Once the structure was taking on a solid shape, O’Flangan went on to perform the show in Smock Alley Theatre, and then went on tour which included a run at the Edinburgh Fringe. This taught her a lot about audience engagement and interactions, playing to crowds of various sizes each night. It taught her regardless of audience size to give them the same show as any other. “Genuinely one time I think I had 5 people in the audience, but they were so responsive / they somehow gave each other permission that they were going to have the craic.” Doing the show multiple times there helped her get better at it with the muscle memory getting stronger. We talked about what O’Flanagan wanted audiences to take away from the show. “The solace of storytelling.” She wants audience members to be encouraged to tell their own stories.

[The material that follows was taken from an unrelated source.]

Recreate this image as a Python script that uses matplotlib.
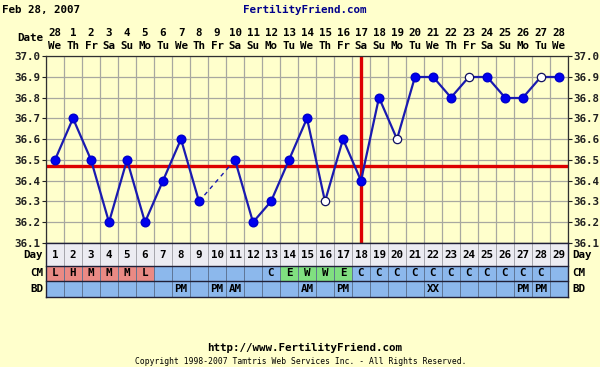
"""Fertility chart (BBT) recreation"""
import matplotlib
matplotlib.use('Agg')
import matplotlib.pyplot as plt
from matplotlib.patches import Rectangle

# ---- data ----
days = list(range(1, 30))
dates = ['28'] + [str(d) for d in range(1, 29)]
weekdays = ['We', 'Th', 'Fr', 'Sa', 'Su', 'Mo', 'Tu'] * 4 + ['We']
temps = [36.5, 36.7, 36.5, 36.2, 36.5, 36.2, 36.4, 36.6, 36.3, None,
         36.5, 36.2, 36.3, 36.5, 36.7, 36.3, 36.6, 36.4, 36.8, 36.6,
         36.9, 36.9, 36.8, 36.9, 36.9, 36.8, 36.8, 36.9, 36.9]
open_days = [16, 20, 24, 28]
coverline = 36.47
ovulation_day = 18
cm = ['L', 'H', 'M', 'M', 'M', 'L', '', '', '', '', '', '', 'C', 'E', 'W',
      'W', 'E', 'C', 'C', 'C', 'C', 'C', 'C', 'C', 'C', 'C', 'C', 'C', '']
bd = ['', '', '', '', '', '', '', 'PM', '', 'PM', 'AM', '', '', '', 'AM',
      '', 'PM', '', '', '', '', 'XX', '', '', '', '', 'PM', 'PM', '']
yticks = [36.1, 36.2, 36.3, 36.4, 36.5, 36.6, 36.7, 36.8, 36.9, 37.0]

W, H = 600, 367
BG = '#ffffcc'
FONT = 'DejaVu Sans Mono'
FS = 7.8


def fx(x):
    return x / W


def fy(y):
    return 1 - y / H


fig = plt.figure(figsize=(6, 3.67), dpi=100, facecolor=BG)

# plot area in pixels
L, R, T, B = 46, 568, 56, 243
ax = fig.add_axes([fx(L), fy(B), fx(R - L), (B - T) / H])
ax.set_facecolor(BG)
ax.set_xlim(0.5, 29.5)
ax.set_ylim(36.1, 37.0)
ax.set_xticks([d + 0.5 for d in range(0, 30)])
ax.set_xticklabels([])
ax.set_yticks(yticks)
ax.set_yticklabels(['%.1f' % v for v in yticks])
ax.tick_params(axis='x', length=0)
ax.tick_params(axis='y', length=3, labelleft=True, labelright=True,
               left=True, right=True, labelsize=FS, pad=1, colors='#202020')
for lbl in ax.get_yticklabels():
    lbl.set_fontfamily(FONT)
    lbl.set_fontweight('bold')
ax.grid(True, color='#a8a8a0', lw=0.9)
ax.set_axisbelow(True)
for s in ax.spines.values():
    s.set_color('#303030')
    s.set_linewidth(0.9)

# coverline and ovulation line
ax.axhline(coverline, color='#dd0000', lw=2.4, zorder=2)
ax.axvline(ovulation_day, color='#dd0000', lw=2.4, zorder=2)

# temperature line: solid segments between consecutive days, dashed over gaps
line_color = '#1a1ab0'
prev = None
for d, t in zip(days, temps):
    if t is None:
        continue
    if prev is not None:
        pd_, pt = prev
        ls = '-' if d - pd_ == 1 else (0, (3, 3))
        lw = 1.6 if d - pd_ == 1 else 1.0
        ax.plot([pd_, d], [pt, t], color=line_color, lw=lw, ls=ls, zorder=3)
    prev = (d, t)

fill_x = [d for d, t in zip(days, temps) if t is not None and d not in open_days]
fill_y = [t for d, t in zip(days, temps) if t is not None and d not in open_days]
open_x = [d for d in open_days]
open_y = [temps[d - 1] for d in open_days]
ax.plot(fill_x, fill_y, 'o', ms=6.2, color='#0000ee', mec='#0000cc', zorder=4)
ax.plot(open_x, open_y, 'o', ms=6, mfc='white', mec='#101060', mew=0.9, zorder=4)

# header texts
txt = dict(fontfamily=FONT, fontweight='bold', fontsize=FS, color='black')
fig.text(fx(2), fy(10), 'Feb 28, 2007', ha='left', va='center', **txt)
fig.text(fx(305), fy(10), 'FertilityFriend.com', ha='center', va='center',
         fontfamily=FONT, fontweight='bold', fontsize=FS, color='#00008b')
fig.text(fx(43), fy(38), 'Date', ha='right', va='center', **txt)
for d, ds, wd in zip(days, dates, weekdays):
    xc = L + (d - 0.5) * (R - L) / 29
    fig.text(fx(xc), fy(33), ds, ha='center', va='center', **txt)
    fig.text(fx(xc), fy(46), wd, ha='center', va='center', **txt)

# chart table below the plot
TB = 297
tab = fig.add_axes([fx(L), fy(TB), fx(R - L), (TB - B) / H])
tab.set_xlim(0.5, 29.5)
tab.set_ylim(TB - B, 0)
tab.axis('off')
rows = [(0, 23), (23, 38), (38, 54)]
pink, green, blue, grey = '#ea8a84', '#80e080', '#8cb8ec', '#ececf2'
for i, d in enumerate(days):
    c = cm[i]
    if c in ('L', 'H', 'M'):
        cmcol = pink
    elif c in ('E', 'W'):
        cmcol = green
    else:
        cmcol = blue
    for (y0, y1), col, ec in zip(rows, [grey, cmcol, blue],
                                 ['#a0a0a8', '#5a7090', '#5a7090']):
        tab.add_patch(Rectangle((d - 0.5, y0), 1, y1 - y0, fc=col, ec=ec, lw=0.6))
    tab.text(d, 11.5, str(d), ha='center', va='center', **txt)
    tab.text(d, 30.5, c, ha='center', va='center', **txt)
    tab.text(d, 46, bd[i], ha='center', va='center', **txt)
for y in (0, 23, 38, 54):
    tab.plot([0.5, 29.5], [y, y], color='#202038', lw=1.0, clip_on=False)
tab.plot([0.5, 0.5], [0, 54], color='#202038', lw=1.0, clip_on=False)
tab.plot([29.5, 29.5], [0, 54], color='#202038', lw=1.0, clip_on=False)

for name, yc in (('Day', B + 12), ('CM', B + 30.5), ('BD', B + 46)):
    fig.text(fx(43), fy(yc), name, ha='right', va='center', **txt)
    fig.text(fx(572), fy(yc), name, ha='left', va='center', **txt)

# footer
fig.text(fx(305), fy(348), 'http://www.FertilityFriend.com', ha='center',
         va='center', **txt)
fig.text(fx(301), fy(362),
         'Copyright 1998-2007 Tamtris Web Services Inc. - All Rights Reserved.',
         ha='center', va='center', fontfamily=FONT, fontsize=5.8, color='black')

fig.savefig('out.png', dpi=100, facecolor=BG)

“This is my gift to the audience.”
While O’Connell felt the show belonged in Edinburgh, O’Flanagan had her sights on the Big Apple. “That was my dream for it, but that did seem like a crazy dream.” She explained regardless of where she’s doing it, O’Flanagan’s top priority was to give the audience something to take from it, a gift, theoretically. This helped her keep connection with the audience but also understand that sometimes she’ll give a gift that isn’t to their taste, and that’s ok. “I hope you will like it, but you don’t have to like it.” Taking this energy to the stage with her keeps the work solid. But there can be moments where it is possible to give the audience too much. O’Flanagans story is about being a survivor of sexual abuse. But through the development of the show, she stopped using the term, sexual abuse, because she felt like it gave the audience too much to hold. “I was like I don’t want to not talk about it. I don’t want to pretend it’s not true, I don’t want to pretend it doesn’t exist because actually one of the things about being a survivor is that you carry shame for something that’s not yours.” It is an incredibly vulnerable moment but she handles it beautifully. She tells this story to show people that not only did she survive, she is thriving. The gift of the story is, she found her voice.
“I want to say to people, if you’ve been through something or you’re going through something where it feels like you’re suffering needlessly. I’m here to tell you that’s because the story isn’t over yet.”
O’Flanagan hopes to tour the show around Ireland after New York and has a TV show in the works too. She is absolutely one to look out for!